Kashagan May Fail to Restart this Year if Offshore Pipes Damaged


ASTANA, April 7 (Reuters) – Output at Kazakhstan's huge Kashagan oilfield may fail to restart this year if test results expected in May show cracks in the offshore part of its pipeline network, Kazakh Oil and Gas Minister Uzakbai Karabalin said on Monday. 
An inspection of the pipelines is under way and "suspicions have emerged" of microcracks in those laid in the Caspian Sea, Karabalin told reporters.

Kazakhstan, Central Asia's largest economy and the second-largest post-Soviet oil producer after Russia, is pinning hopes for future prosperity on Kashagan, whose recoverable reserves are estimated at 9 billion to 13 billion barrels of oil.

Production at the offshore deposit, the world's biggest oil find in 35 years, started in September but halted in early October after the detection of gas leaks in the $50 billion project's pipeline network.

Asked when output could be restarted, Karabalin said: "It's impossible to say anything right now ... because suspicions have emerged that there may be microcracks in the offshore stretch of the pipeline as well."

He said closer checks of "possible risks offshore" were hampered by ice melting in the shallow Caspian Sea.
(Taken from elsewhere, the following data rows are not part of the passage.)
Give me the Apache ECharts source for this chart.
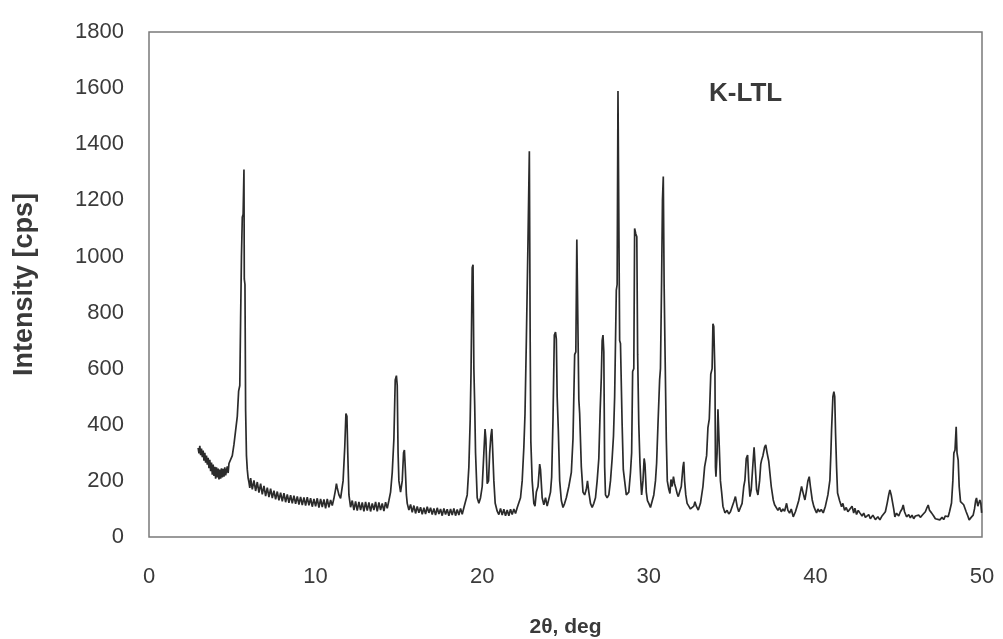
<!DOCTYPE html>
<html>
<head>
<meta charset="utf-8">
<script src="https://cdn.jsdelivr.net/npm/echarts@6/dist/echarts.min.js"></script>
<style>
html,body{margin:0;padding:0;background:#fff;}
#chart{width:1003px;height:639px;}
</style>
</head>
<body>
<div id="chart"></div>
<script>
// X ticks and Y ticks
const xTicks = [0, 10, 20, 30, 40, 50];
const yTicks = [0, 200, 400, 600, 800, 1000, 1200, 1400, 1600, 1800];
const sampleLabel = "K-LTL";

// Scan pieces: [2theta (deg), intensity (cps)]
const scanA = [[2.95,318],[3.0,298],[3.05,325],[3.1,292],[3.15,315],[3.2,285],[3.25,308],[3.3,272],[3.35,300],[3.4,265],[3.45,290],[3.5,258],[3.55,282],[3.6,245],[3.65,275],[3.7,235],[3.75,265],[3.8,222],[3.85,258],[3.9,218],[3.95,250],[4.0,208],[4.05,248],[4.1,212],[4.15,244],[4.2,205],[4.25,240],[4.3,208],[4.35,245],[4.4,212],[4.45,243],[4.5,215],[4.55,248],[4.6,220],[4.7,252],[4.75,228],[4.8,262],[4.9,268],[5.0,290],[5.1,330],[5.2,380],[5.3,430],[5.38,520],[5.45,540],[5.5,780],[5.55,1000],[5.6,1140],[5.65,1150],[5.7,1310],[5.72,920],[5.76,900],[5.8,450],[5.85,290],[5.9,240],[5.95,210],[6.0,195]];
const scanB = [[6.05,175],[6.1,210],[6.2,170],[6.3,202],[6.4,164],[6.5,196],[6.6,158],[6.7,190],[6.8,152],[6.9,182],[7.0,146],[7.1,176],[7.2,142],[7.3,172],[7.4,139],[7.5,165],[7.6,134],[7.7,162],[7.8,131],[7.9,158],[8.0,127],[8.1,156],[8.2,124],[8.3,152],[8.4,122],[8.5,149],[8.6,120],[8.7,147],[8.8,118],[8.9,145],[9.0,116],[9.1,143],[9.2,114],[9.3,141],[9.4,112],[9.5,142],[9.6,113],[9.7,138],[9.8,108],[9.9,136],[10.0,109],[10.1,138],[10.2,105],[10.3,136],[10.4,107],[10.5,134],[10.6,102],[10.7,136],[10.8,106],[10.9,132],[11.0,112]];
const scanC = [[11.1,138],[11.2,170],[11.25,190],[11.3,175],[11.4,150],[11.5,138],[11.55,145],[11.65,200],[11.75,320],[11.82,440],[11.88,430],[11.93,300],[12.0,150],[12.1,106],[12.2,130],[12.3,96],[12.4,127],[12.5,94],[12.6,125],[12.7,96],[12.8,123],[12.9,91],[13.0,125],[13.1,94],[13.2,123],[13.3,91],[13.4,120],[13.5,96],[13.6,125],[13.7,91],[13.8,123],[13.9,96],[14.0,120],[14.1,92],[14.2,124],[14.3,102],[14.4,130],[14.5,160],[14.6,230],[14.7,350],[14.78,560],[14.85,575],[14.9,540],[14.95,300],[15.0,200],[15.1,160],[15.2,200],[15.28,300],[15.33,310],[15.38,250],[15.45,150],[15.5,120],[15.6,96]];
const scanD = [[15.7,116],[15.8,88],[15.9,112],[16.0,84],[16.1,109],[16.2,86],[16.3,106],[16.4,81],[16.5,104],[16.6,82],[16.7,108],[16.8,86],[16.9,104],[17.0,80],[17.1,102],[17.2,78],[17.3,104],[17.4,82],[17.5,100],[17.6,76],[17.7,102],[17.8,80],[17.9,99],[18.0,76],[18.1,100],[18.2,78],[18.3,102],[18.4,76],[18.5,98],[18.6,78],[18.7,102],[18.8,81],[18.9,104],[19.0,110],[19.1,150],[19.2,250],[19.28,420],[19.33,590],[19.4,960],[19.45,970],[19.5,600],[19.55,470],[19.6,300],[19.7,140],[19.8,120],[19.9,140],[20.0,180],[20.1,300],[20.17,385],[20.22,350],[20.3,190],[20.38,200],[20.45,300],[20.52,360],[20.58,385],[20.63,390],[20.7,200],[20.78,120],[20.9,92],[21.0,80],[21.1,102],[21.2,78],[21.3,99],[21.4,76],[21.5,96],[21.6,76],[21.7,99],[21.8,80],[21.9,100],[22.0,84],[22.1,104]];
const scanE = [[22.2,110],[22.3,140],[22.4,200],[22.5,320],[22.57,440],[22.65,700],[22.75,1060],[22.83,1375],[22.88,700],[22.92,340],[23.0,200],[23.1,120],[23.17,110],[23.25,160],[23.35,180],[23.45,260],[23.5,240],[23.6,140],[23.7,115],[23.8,140],[23.9,110],[24.0,108],[24.1,160],[24.17,214],[24.25,420],[24.33,720],[24.4,730],[24.45,705],[24.5,500],[24.57,380],[24.65,200],[24.75,130],[24.85,105],[24.95,120],[25.05,140],[25.2,180],[25.35,230],[25.45,350],[25.55,650],[25.62,660],[25.68,1060],[25.75,1060],[25.8,490],[25.85,440],[25.95,250],[26.05,160],[26.15,150],[26.25,170],[26.32,200],[26.4,160],[26.5,120],[26.6,105],[26.7,120],[26.8,140],[26.9,200],[27.0,280],[27.08,450],[27.15,570],[27.2,700],[27.25,720],[27.3,660],[27.35,250],[27.4,150]];
const scanF = [[27.5,140],[27.6,150],[27.7,200],[27.8,280],[27.88,360],[27.95,500],[28.05,880],[28.1,900],[28.15,1590],[28.2,1590],[28.25,700],[28.3,690],[28.4,400],[28.47,240],[28.55,200],[28.65,150],[28.72,144],[28.8,160],[28.9,230],[28.97,300],[29.03,590],[29.1,600],[29.15,1100],[29.22,1080],[29.28,1070],[29.33,650],[29.4,400],[29.47,264],[29.52,200],[29.57,150],[29.65,200],[29.72,280],[29.77,260],[29.85,160],[29.92,130],[30.0,120],[30.1,105],[30.2,110],[30.3,150],[30.4,200],[30.47,264],[30.55,400],[30.65,560],[30.7,600],[30.77,920],[30.82,1200],[30.87,1285],[30.92,900],[30.97,680],[31.05,350],[31.11,200],[31.2,170],[31.27,155],[31.33,205],[31.4,180],[31.48,215],[31.55,190],[31.62,175],[31.7,155],[31.77,144],[31.85,160],[31.95,180],[32.05,250],[32.1,268],[32.15,200],[32.22,150],[32.3,120],[32.4,110],[32.5,100]];
const scanG = [[32.6,96],[32.7,110],[32.77,126],[32.85,110],[32.97,96],[33.1,120],[33.25,180],[33.35,250],[33.47,290],[33.55,390],[33.63,420],[33.72,580],[33.8,600],[33.85,760],[33.9,750],[33.97,584],[34.0,250],[34.03,215],[34.1,300],[34.15,455],[34.2,450],[34.23,322],[34.3,200],[34.37,161],[34.45,110],[34.57,86],[34.7,95],[34.8,82],[34.9,90],[35.0,95],[35.1,125],[35.2,144],[35.3,110],[35.4,90],[35.5,95],[35.6,120],[35.7,180],[35.77,203],[35.85,280],[35.93,292],[36.0,200],[36.07,144],[36.15,170],[36.25,260],[36.32,320],[36.37,322],[36.42,220],[36.47,168],[36.55,150],[36.65,200],[36.72,260],[36.77,274],[36.85,290],[36.95,320],[37.02,328],[37.1,300],[37.2,270],[37.27,264],[37.35,180],[37.47,132],[37.55,115],[37.65,110],[37.75,95],[37.85,105],[37.95,90]];
const scanH = [[38.05,100],[38.15,92],[38.27,120],[38.35,95],[38.45,85],[38.55,100],[38.67,72],[38.8,90],[38.9,110],[39.0,130],[39.1,160],[39.17,180],[39.25,160],[39.37,132],[39.45,160],[39.55,200],[39.63,215],[39.7,180],[39.81,132],[39.9,110],[40.0,95],[40.07,86],[40.15,100],[40.25,90],[40.35,98],[40.47,86],[40.6,110],[40.75,150],[40.87,203],[40.93,300],[40.97,381],[41.05,500],[41.11,518],[41.16,500],[41.21,370],[41.27,250],[41.33,157],[41.45,130],[41.57,108],[41.65,120],[41.75,95],[41.85,105],[41.95,90],[42.07,96],[42.2,110],[42.3,85],[42.37,103],[42.47,80],[42.57,95],[42.67,86],[42.8,75],[42.9,85],[43.0,70],[43.07,68],[43.2,80],[43.3,65],[43.45,78],[43.6,62],[43.75,72],[43.87,61],[44.0,75],[44.1,70],[44.2,90],[44.31,121],[44.4,150],[44.47,168],[44.55,150],[44.61,144],[44.7,100],[44.77,72],[44.87,85],[45.0,75],[45.1,90],[45.2,100],[45.27,114],[45.35,90],[45.47,72],[45.6,80],[45.7,68],[45.8,78],[45.9,65],[46.0,75],[46.07,68],[46.2,78],[46.3,70],[46.45,80],[46.6,90],[46.7,105],[46.77,114],[46.85,95],[46.97,86],[47.1,75],[47.2,65],[47.3,72],[47.47,61],[47.6,70],[47.7,62],[47.8,75],[47.97,72],[48.05,90],[48.17,121],[48.25,200],[48.31,299],[48.38,310],[48.45,393],[48.5,300],[48.57,274],[48.63,180],[48.71,126],[48.8,130],[48.9,115],[48.97,121],[49.05,90],[49.15,75],[49.23,61],[49.35,70],[49.47,78],[49.55,100],[49.62,130],[49.67,139],[49.75,110],[49.81,103],[49.87,132],[49.93,120],[49.98,86]];

const scan = [].concat(scanA, scanB, scanC, scanD, scanE, scanF, scanG, scanH);

const chart = echarts.init(document.getElementById('chart'), null, {renderer: 'canvas'});
const font = '"Liberation Sans", Arial, sans-serif';
chart.setOption({
  animation: false,
  backgroundColor: '#ffffff',
  title: {
    text: sampleLabel, left: 704, top: 76,
    textStyle: {color: '#3a3a3a', fontSize: 26, fontWeight: 'bold', fontFamily: font}
  },
  grid: {left: 149, top: 32, right: 21, bottom: 102, containLabel: false, outerBoundsMode: 'none', show: true, borderColor: '#7a7a7a', borderWidth: 1.5, backgroundColor: 'transparent'},
  xAxis: {
    type: 'value', min: xTicks[0], max: xTicks[xTicks.length - 1], interval: 10,
    axisLine: {show: false}, axisTick: {show: false}, splitLine: {show: false},
    axisLabel: {color: '#3a3a3a', fontSize: 22, fontFamily: font, margin: 29},
    name: '2θ, deg', nameLocation: 'middle', nameGap: 80,
    nameTextStyle: {color: '#3a3a3a', fontSize: 21, fontWeight: 'bold', fontFamily: font}
  },
  yAxis: {
    type: 'value', min: yTicks[0], max: yTicks[yTicks.length - 1], interval: 200,
    axisLine: {show: false}, axisTick: {show: false}, splitLine: {show: false},
    axisLabel: {color: '#3a3a3a', fontSize: 22, fontFamily: font, margin: 25, formatter: function (v) { return String(v); }},
    name: 'Intensity [cps]', nameLocation: 'middle', nameGap: 111,
    nameTextStyle: {color: '#3a3a3a', fontSize: 27, fontWeight: 'bold', fontFamily: font}
  },
  series: [{
    type: 'line', data: scan, showSymbol: false, smooth: false,
    lineStyle: {color: '#2b2b2b', width: 1.7}
  }]
});
</script>
</body>
</html>
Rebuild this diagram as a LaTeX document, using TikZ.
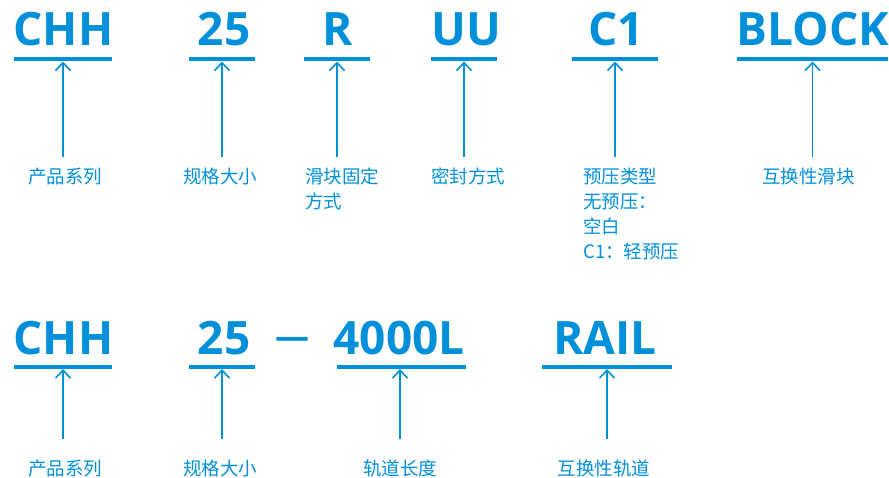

These checks must be completed in late May, he said.

"Then it will be clear whether there are cracks in the offshore part of the pipeline network. If they really are there, this would lengthen the duration of previously planned work.

"Contractors have various scenarios - the easiest one is if it's just onshore. In this case, this can be mended and then, probably, it (output) will be this year."